[Numpy-discussion] numpy ufuncs and COREPY - any info?
Charles R Harris
charlesr.harris at gmail.com
Mon May 25 10:51:26 EDT 2009
On Mon, May 25, 2009 at 4:59 AM, Andrew Friedley <afriedle at indiana.edu>wrote:
> For some reason the list seems to occasionally drop my messages...
>
> Francesc Alted wrote:
> > A Friday 22 May 2009 13:52:46 Andrew Friedley escrigué:
> >> I'm the student doing the project. I have a blog here, which contains
> >> some initial performance numbers for a couple test ufuncs I did:
> >>
> >> http://numcorepy.blogspot.com
>
> >> Another alternative we've talked about, and I (more and more likely) may
> >> look into is composing multiple operations together into a single ufunc.
> >> Again the main idea being that memory accesses can be
> reduced/eliminated.
> >
> > IMHO, composing multiple operations together is the most promising venue
> for
> > leveraging current multicore systems.
>
> Agreed -- our concern when considering for the project was to keep the
> scope reasonable so I can complete it in the GSoC timeframe.
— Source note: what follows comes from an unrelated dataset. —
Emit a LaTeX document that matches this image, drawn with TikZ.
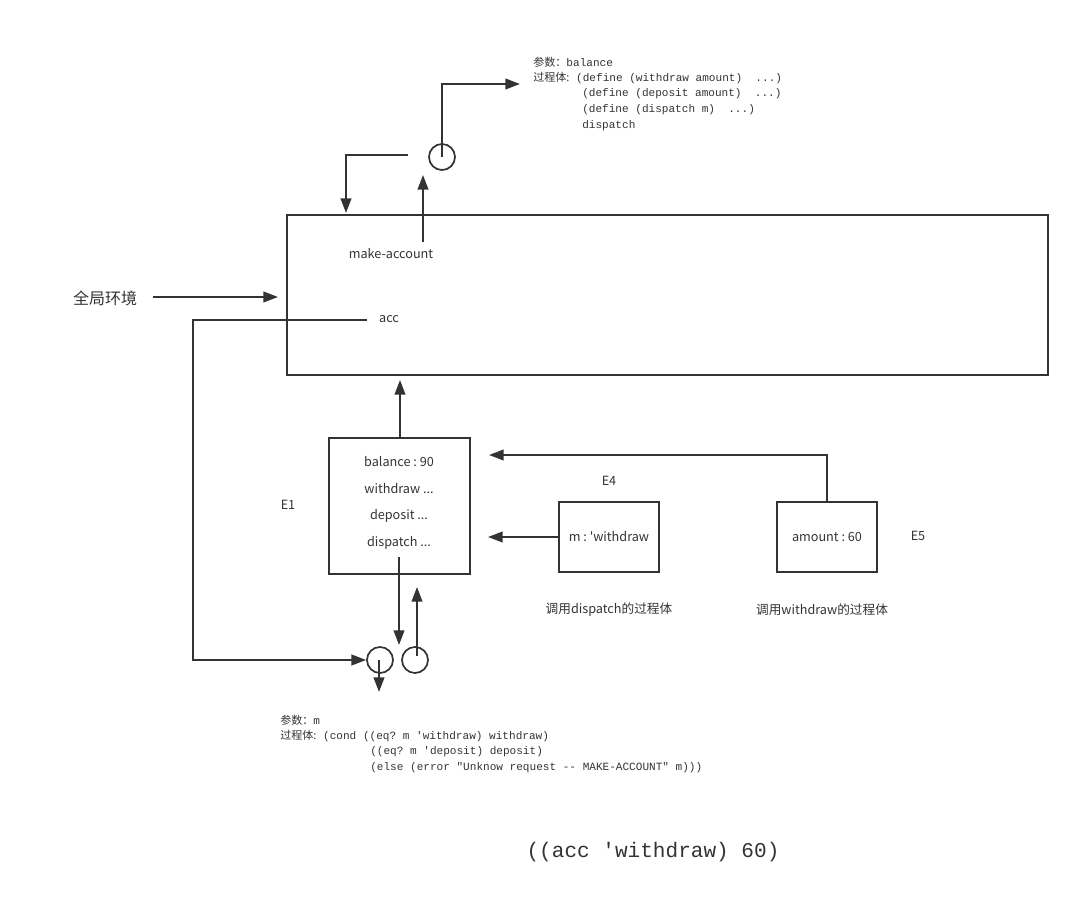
\documentclass[tikz,border=0pt]{standalone}
\usepackage{fontspec}
\setmainfont{Noto Sans CJK SC}
\newfontfamily\cjk{Noto Sans CJK SC}
\newfontfamily\monof{Liberation Mono}
\usetikzlibrary{arrows.meta}
\definecolor{ink}{HTML}{333333}
\frenchspacing
\tikzset{
  ln/.style={draw=ink,line width=1.5pt},
  arr/.style={ln,-{Triangle[length=11pt,width=8pt]}},
  frame/.style={draw=ink,line width=1.5pt,inner sep=0pt},
  lbl/.style={text=ink,inner sep=0pt,font=\fontsize{9.5}{11}\selectfont},
  code/.style={text=ink,inner sep=0pt,anchor=west,font=\monof\fontsize{8.3}{10}\selectfont},
  ring/.style={circle,draw=ink,line width=1.3pt,minimum size=19.5pt,inner sep=0pt},
}
\begin{document}
\begin{tikzpicture}[x=0.75pt,y=-0.75pt]
\useasboundingbox (0,0) rectangle (1080,898);
% global frame
\node[frame,minimum width=571pt,minimum height=120pt] (glob) at (667.5,295) {};
\node[lbl] (mk) at (391,254) {make-account};
\node[lbl] (acc) at (389,319) {acc};
\node[lbl,font=\fontsize{12}{14}\selectfont] (ge) at (105,298) {全局环境};
% top procedure object
\node[ring] (c1) at (442,157) {};
\coordinate (c1in) at (408,155);
\coordinate (mkup) at (423,175);
\coordinate (gtop) at (346,213);
\node[code] (p1) at (533,62) {{\cjk 参数：}balance};
\node[code] (p2) at (533,78) {{\cjk 过程体:} (define (withdraw amount)\ \ ...)};
\node[code] (p3) at (582,94) {(define (deposit amount)\ \ ...)};
\node[code] (p4) at (582,110) {(define (dispatch m)\ \ ...)};
\node[code] (p5) at (582,126) {dispatch};
\coordinate (p2w) at (520,84);
\draw[arr] (c1.center) -- (442,84) -- (p2w);
\draw[arr] (423,242) -- (mkup);
\draw[arr] (c1in) -- (346,155) -- (gtop);
% global env arrow
\coordinate (ge1) at (153,297);
\coordinate (ge2) at (278,297);
\draw[arr] (ge1) -- (ge2);
% E1
\node[frame,minimum width=105.75pt,minimum height=102pt] (e1) at (399.5,506) {};
\node[lbl] (b1) at (399,462) {balance : 90};
\node[lbl] (b2) at (399,489) {withdraw ...};
\node[lbl] (b3) at (399,516) {deposit ...};
\node[lbl] (b4) at (399,543) {dispatch ...};
\node[lbl] (E1) at (288,505) {E1};
\coordinate (gbot) at (400,380);
\draw[arr] (e1.north -| 400,0) -- (gbot);
% lower procedure object
\node[ring] (c2) at (380,660) {};
\node[ring] (c3) at (415,660) {};
\coordinate (acc0) at (367,320);
\draw[arr] (acc0) -- (193,320) -- (193,660) -- (c2.west);
\coordinate (dsp) at (399,557);
\coordinate (dspe) at (399,645);
\draw[arr] (dsp) -- (dspe);
\coordinate (c2d) at (379,692);
\draw[arr] (379,660) -- (c2d);
\coordinate (c3u) at (417,587);
\draw[arr] (417,656) -- (c3u);
\node[code] (q1) at (280,720) {{\cjk 参数：}m};
\node[code] (q2) at (280,736) {{\cjk 过程体:} (cond ((eq? m 'withdraw) withdraw)};
\node[code] (q3) at (370,752) {((eq? m 'deposit) deposit)};
\node[code] (q4) at (370,768) {(else (error "Unknow request -- MAKE-ACCOUNT" m)))};
% E4
\node[frame,minimum width=75pt,minimum height=52.5pt] (e4) at (609,537) {};
\node[lbl] (m4) at (609,537) {m : \textquotesingle withdraw};
\node[lbl] (E4) at (609,481) {E4};
\coordinate (e4t) at (488,537);
\draw[arr] (e4.west) -- (e4t);
\node[lbl] (d4) at (609,610) {调用dispatch的过程体};
% E5
\node[frame,minimum width=75pt,minimum height=52.5pt] (e5) at (827,537) {};
\node[lbl] (m5) at (827,537) {amount : 60};
\node[lbl] (E5) at (918,536) {E5};
\coordinate (e5t) at (489,455);
\draw[arr] (e5.north) -- (827,455) -- (e5t);
\node[lbl] (d5) at (822,610) {调用withdraw的过程体};
% bottom expression
\node[text=ink,inner sep=0pt,font=\monof\fontsize{15.8}{18}\selectfont] (ex) at (653,852) {((acc \textquotesingle withdraw) 60)};
\end{tikzpicture}
\end{document}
If I have
> time I'll definitely be looking into this over the summer; if not later.
>
> > Another interesting approach is to implement costly operations (from the
> point
> > of view of CPU resources), namely, transcendental functions like sin, cos
> or
> > tan, but also others like sqrt or pow) in a parallel way. If besides,
> you can
> > combine this with vectorized versions of them (by using the well spread
> SSE2
> > instruction set, see [1] for an example), then you would be able to
> achieve
> > really good results for sure (at least Intel did with its VML library ;)
> >
> > [1] http://gruntthepeon.free.fr/ssemath/
>
> I've seen that page before. Using another source [1] I came up with a
> quick/dirty cos ufunc. Performance is crazy good compared to NumPy
> (100x); see the latest post on my blog for a little more info. I'll
> look at the source myself when I get time again, but is NumPy using a
> Python-based cos function, a C implementation, or something else? As I
> wrote in my blog, the performance gain is almost too good to believe.
>
Numpy uses the C library version. If long double and float aren't available
the double version is used with number conversions, but that shouldn't give
a factor of 100x. Something else is going on.